In her new Bravo series Odd Mom Out, Jill Kargman plays a woman who’s not entirely different from her real-life self. After all, Kargman is an Upper East Side mom, a successful writer and a familiar face on the New York social scene—and so is the TV Jill. But while the two women have a few things in common, to hear Kargman tell it, their differences are greater than their similarities.
Here, Kargman explains what went into creating the new series, how she found herself in front of the camera and why she can still be trusted with a secret—most of the time.
OK, so you’ve got a TV show about a woman whose life could be confused for yours. How much of your material is taken from your own existence?
I don’t really pluck from real life, though there are anecdotes and things on the show that are real. It’s more about the excessive behavior and the hyperbole—like having four nannies and four kids—that’s real, but there are no characters based on any actual person. There aren’t even composites, though some characters might seem familiar to viewers because they’re just that type.
So people shouldn’t be afraid to tell you their secrets?
Well, the opening line of the show was real. Somebody was bitching to me when I ran into her. I asked, ‘How are you?’—just a simple question—and she was like, ‘I’m so stressed, I’m deciding over two sets of blueprints, I have a house in the Hamptons and a total gut job on Fifth Avenue and both contractors are driving me crazy.’
People would kill for her problems, but to her, she was really, truly stressed. I don’t think she realized it was strange behavior, and there are plenty of people who would sympathize with that, I just wasn’t one of them. I think problems are relative and people lose sight of that. But that’s fucking funny.
How did the process of creating Odd Mom Out begin?
All of my books have been optioned and none were made, so I just got to a point where I didn’t care anymore. NBC optioned Momzillas and it was never made, but at some point I met with Andy Cohen, and he introduced me to [Bravo exec] Lara Spotts, who kind of co-created the show with me. I had said to them, ‘Can’t you just reach over and take my books from NBC, because they’re your parent company? And they told me that is not how it works, so they read my essay collection Sometimes I Feel Like a Nut, which is my only nonfiction book, and we came up with Odd Mom Out. It was the most fun thing I’ve ever done, so much better than writing books and being alone all day.
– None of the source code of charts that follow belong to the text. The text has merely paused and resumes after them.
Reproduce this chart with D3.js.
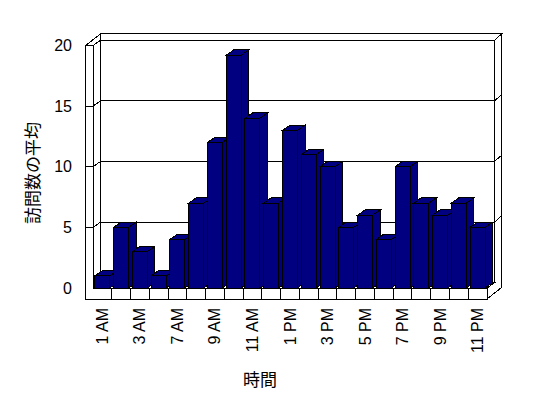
<!DOCTYPE html>
<html>
<head>
<meta charset="utf-8">
<script src="https://cdn.jsdelivr.net/npm/d3@7"></script>
<style>
  html, body { margin: 0; padding: 0; background: #ffffff; }
  svg { display: block; }
</style>
</head>
<body>
<svg id="chart" width="548" height="398"></svg>
<script>
const categories = ["1 AM","2 AM","3 AM","5 AM","7 AM","8 AM","9 AM","10 AM","11 AM","12 PM",
                    "1 PM","2 PM","3 PM","4 PM","5 PM","6 PM","7 PM","8 PM","9 PM","10 PM","11 PM"];
const values = [1,5,3,1,4,7,12,19.2,14,7,13,11,10,5,6,4,10,7,6,7,5];
const yTicks = [0,5,10,15,20];
const yTitle = "訪問数の平均";
const xTitle = "時間";

const svg = d3.select("#chart");
const X0 = 93, X1 = 487;
const x = d3.scaleBand().domain(categories).range([X0, X1]).paddingInner(0.2).paddingOuter(0.1);
const y = d3.scaleLinear().domain([0, 20]).range([288, 45.5]);
const D = {dx: 7.5, dy: -5.3};   // plot depth
const T = {dx: 7.3, dy: -6.4};   // wall thickness
const floorH = 11;
const step = (X1 - X0) / categories.length;

const line = d3.line();
const g = svg.append("g").attr("fill", "#ffffff").attr("stroke", "#000").attr("stroke-width", 1)
  .attr("shape-rendering", "crispEdges");
const yTop = y(20), yBot = y(0);
const LX = X0 - T.dx;

// back wall inner face
g.append("path").attr("d", line([[X0+D.dx, yTop+D.dy],[X1+D.dx, yTop+D.dy],[X1+D.dx, yBot+D.dy],[X0+D.dx, yBot+D.dy]]) + "Z");
// right side of back wall slab and floor
g.append("path").attr("d", line([[X1, yBot],[X1, yBot+floorH],[X1+D.dx+T.dx, yBot+floorH+D.dy+T.dy],
  [X1+D.dx+T.dx, yTop+D.dy+T.dy],[X1+D.dx, yTop+D.dy],[X1+D.dx, yBot+D.dy]]) + "Z");
// top of back wall slab
g.append("path").attr("d", line([[X0+D.dx, yTop+D.dy],[X1+D.dx, yTop+D.dy],[X1+D.dx+T.dx, yTop+D.dy+T.dy],[LX+D.dx+T.dx, yTop+D.dy+T.dy]]) + "Z");
// left wall top
g.append("path").attr("d", line([[LX, yTop],[X0, yTop],[X0+D.dx, yTop+D.dy],[LX+D.dx+T.dx, yTop+D.dy+T.dy]]) + "Z");
// left wall inner face
g.append("path").attr("d", line([[X0, yTop],[X0+D.dx, yTop+D.dy],[X0+D.dx, yBot+D.dy],[X0, yBot]]) + "Z");
// floor top
g.append("path").attr("d", line([[X0, yBot],[X1, yBot],[X1+D.dx, yBot+D.dy],[X0+D.dx, yBot+D.dy]]) + "Z");
// front L: left wall front face + floor front face
g.append("path").attr("d", line([[LX, yTop],[X0, yTop],[X0, yBot],[X1, yBot],[X1, yBot+floorH],[LX, yBot+floorH]]) + "Z");

// gridlines
const gl = svg.append("g").attr("stroke", "#000").attr("fill", "none").attr("shape-rendering", "crispEdges");
yTicks.filter(v => v > 0 && v < 20).forEach(v => {
  const yy = y(v);
  gl.append("path").attr("d", line([[LX, yy],[X0, yy],[X0+D.dx, yy+D.dy],[X1+D.dx, yy+D.dy],[X1+D.dx+T.dx, yy+D.dy+T.dy]]));
});
// floor category dividers
d3.range(1, categories.length).forEach(i => {
  const xx = X0 + i * step;
  gl.append("line").attr("x1", xx).attr("x2", xx).attr("y1", yBot).attr("y2", yBot + floorH);
});

// bars
const bw = x.bandwidth();
const bars = svg.append("g").attr("fill", "#000080").attr("stroke", "#000").attr("stroke-width", 1)
  .attr("shape-rendering", "crispEdges");
categories.forEach((c, i) => {
  const v = values[i];
  const bx = x(c), by = y(v);
  const bg = bars.append("g");
  bg.append("path").attr("d", line([[bx+bw, by],[bx+bw+D.dx, by+D.dy],[bx+bw+D.dx, yBot+D.dy],[bx+bw, yBot]]) + "Z");
  bg.append("path").attr("d", line([[bx, by],[bx+bw, by],[bx+bw+D.dx, by+D.dy],[bx+D.dx, by+D.dy]]) + "Z");
  bg.append("rect").attr("x", bx).attr("y", by).attr("width", bw).attr("height", yBot - by);
});

// y tick labels
svg.append("g").selectAll("text").data(yTicks).join("text")
  .attr("x", 72).attr("y", d => y(d)).attr("text-anchor", "end").attr("dominant-baseline", "central")
  .attr("font-family", "Liberation Sans, Arial, sans-serif").attr("font-size", 16).attr("fill", "#000")
  .text(d => d);

// x tick labels (every other category)
svg.append("g").selectAll("text").data(categories.filter((c, i) => i % 2 === 0)).join("text")
  .attr("transform", d => `translate(${x(d) + bw / 2},308) rotate(-90)`)
  .attr("text-anchor", "end").attr("dominant-baseline", "central")
  .attr("font-family", "Liberation Sans, Arial, sans-serif").attr("font-size", 16).attr("fill", "#000")
  .text(d => d);

// axis titles
svg.append("text").attr("transform", "translate(31,173) rotate(-90)")
  .attr("text-anchor", "middle").attr("dominant-baseline", "central")
  .attr("font-family", "Noto Sans CJK JP, sans-serif").attr("font-size", 17).attr("fill", "#000")
  .text(yTitle);
svg.append("text").attr("x", 260).attr("y", 378)
  .attr("text-anchor", "middle").attr("dominant-baseline", "central")
  .attr("font-family", "Noto Sans CJK JP, sans-serif").attr("font-size", 17).attr("fill", "#000")
  .text(xTitle);
</script>
</body>
</html>
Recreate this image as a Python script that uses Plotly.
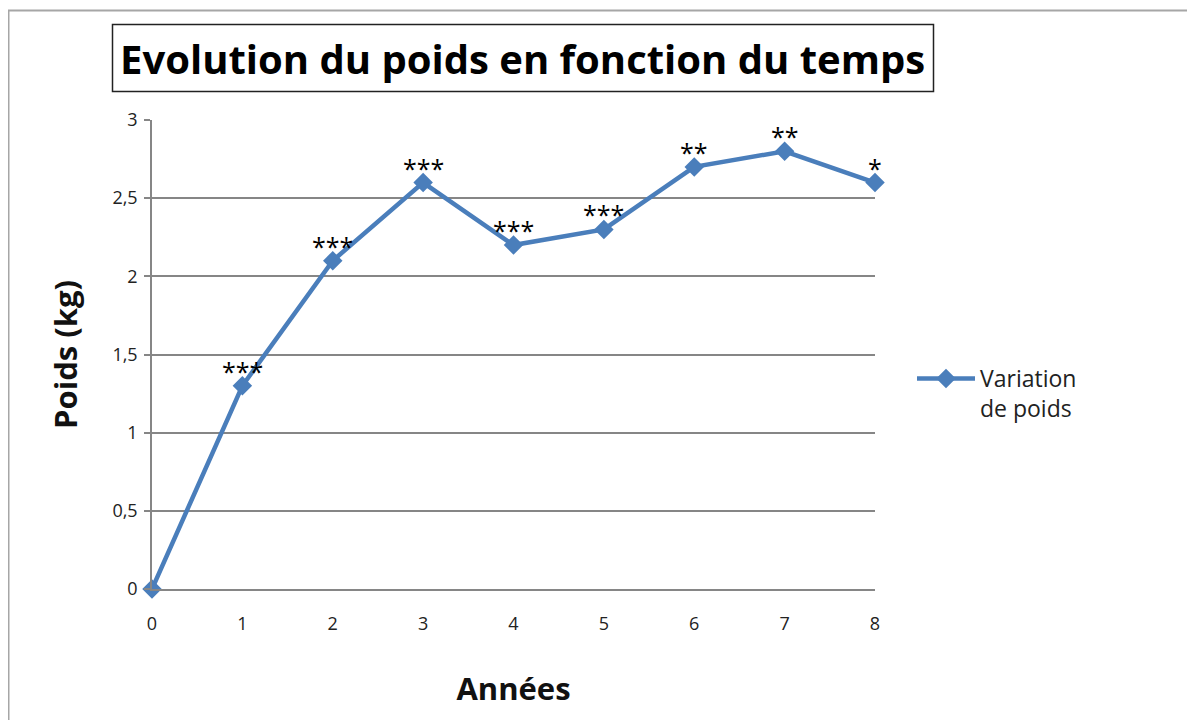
import plotly.graph_objects as go

annees = [0, 1, 2, 3, 4, 5, 6, 7, 8]
poids = [0, 1.3, 2.1, 2.6, 2.2, 2.3, 2.7, 2.8, 2.6]
significance = ["", "***", "***", "***", "***", "***", "**", "**", "*"]
y_ticks = [0, 0.5, 1, 1.5, 2, 2.5, 3]

OFF = 8  # page body margin
W, H = 1195 - OFF, 720 - OFF
L, R, T, B = 152, 875, 120, 589  # plot area in page px
pw, ph = R - L, B - T

def px_x(p):
    return (p - L) / pw

def px_y(p):
    return (B - p) / ph

FONT = "Open Sans"
BLUE = "#4A7EBB"
GRID = "#868686"

fig = go.Figure()
fig.add_trace(go.Scatter(
    x=annees, y=poids, mode="lines+markers", name="Variation<br>de poids",
    line=dict(color=BLUE, width=4.5),
    marker=dict(symbol="diamond", size=15, color=BLUE),
    cliponaxis=False,
))

annotations = [
    dict(text="<b>Evolution du poids en fonction du temps</b>", xref="paper", yref="paper",
         x=px_x(522.5), y=px_y(58), xanchor="center", yanchor="middle", showarrow=False,
         font=dict(family=FONT, size=40, color="black")),
]
for xv, yv, s in zip(annees, poids, significance):
    if s:
        annotations.append(dict(
            x=xv, y=yv, xref="x", yref="y", text=s, showarrow=False,
            xanchor="center", yanchor="middle", yshift=15,
            font=dict(family=FONT, size=25, color="black"),
        ))

fig.update_layout(
    width=W, height=H,
    margin=dict(l=L - OFF, r=W - (R - OFF), t=T - OFF, b=H - (B - OFF), autoexpand=False),
    plot_bgcolor="white", paper_bgcolor="white",
    separators=", ",
    font=dict(family=FONT, color="#333333"),
    xaxis=dict(
        range=[0, 8], tickvals=annees, showgrid=False, zeroline=False,
        showline=True, linecolor=GRID, linewidth=1.5,
        ticks="", tickfont=dict(size=18, color="#222222"), ticklabelstandoff=18,
        title=dict(text="<b>Années</b>", font=dict(size=31, color="#111111"), standoff=44),
    ),
    yaxis=dict(
        range=[0, 3], tickvals=y_ticks, showgrid=True, gridcolor=GRID, gridwidth=1.5,
        zeroline=False, showline=True, linecolor=GRID, linewidth=1.5,
        ticks="outside", ticklen=6, tickcolor=GRID, tickwidth=1.5,
        tickfont=dict(size=18, color="#222222"), ticklabelstandoff=3,
        title=dict(text="<b>Poids (kg)</b>", font=dict(size=31, color="#111111"), standoff=26),
    ),
    legend=dict(
        x=px_x(912), y=px_y(357), xanchor="left", yanchor="top",
        font=dict(family=FONT, size=23, color="#222222"), valign="top",
        itemwidth=58, bgcolor="rgba(0,0,0,0)",
    ),
    showlegend=True,
    shapes=[
        dict(type="rect", xref="paper", yref="paper",
             x0=px_x(8.5), x1=px_x(1300), y0=px_y(10.5), y1=px_y(800),
             line=dict(color="#A6A6A6", width=2), layer="below"),
        dict(type="rect", xref="paper", yref="paper",
             x0=px_x(112.5), x1=px_x(933.5), y0=px_y(24.5), y1=px_y(91.5),
             line=dict(color="#222222", width=1.5)),
    ],
    annotations=annotations,
)

fig.write_html("out.html")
What do you think it is about this subject matter that’s going to appeal to audiences?
Studying the elite is nothing new; I always devoured Edith Wharton and Jane Austen novels. I thought about the common cliché that all that glitters is not gold, and how there are these women who are swimming in wealth but are still miserable.
There’s something in this social media age where everyone is projecting perfection. This studied artifice of a Christmas card that used to come once a year with the perfect children, golden retriever and Hamptons house is now 365 days a year. And you just keep seeing this excess, people on their private planes and selfies in exotic locales, and I think it’s relevant to speak to that. But I’m not really trying to make a commentary; I’m just trying to be funny.
Had you always planned to work both in front of and behind the camera?
I loved acting when I was younger, and I was never not in a play in college. But I became so ambitious about work that I could never have that unreliability of that world. I saw girls who were talented, who were pretty and who couldn’t get jobs and were just trying to make ends meet in New York—that was not for me. So, I went into writing and that worked out for me really well. It’s only because I wrote my own material that it worked this way, but I don’t think I could’ve gotten to become an actress otherwise.
What was your favorite part of filming the first season?
It was bliss every day. Everyone would always ask, ‘How are you dealing with a 14-hour day?’ I would say, ‘What are you talking about? We’re making a show. I’m not fetching coffee!’
If I had to name one highlight, there’s an episode where I’m flirting with moving to Brooklyn because I’ve had it uptown. Then I actually go to Brooklyn and I learn that you’re trading one set of problems in for another, so I screech back to the Upper East Side and I’m so blissed out that there’s this whole surreal musical number: I’m being twirled around by a doorman, there are people with rhinoplasty, old people with walkers and tennis balls, Pilates balls, doormen with gilded epilates, nannies with Bugaboos and a huge chorus line in front of the steps of the Met. It was like a religious experience, I was so pleased. It was everything I imagined and more.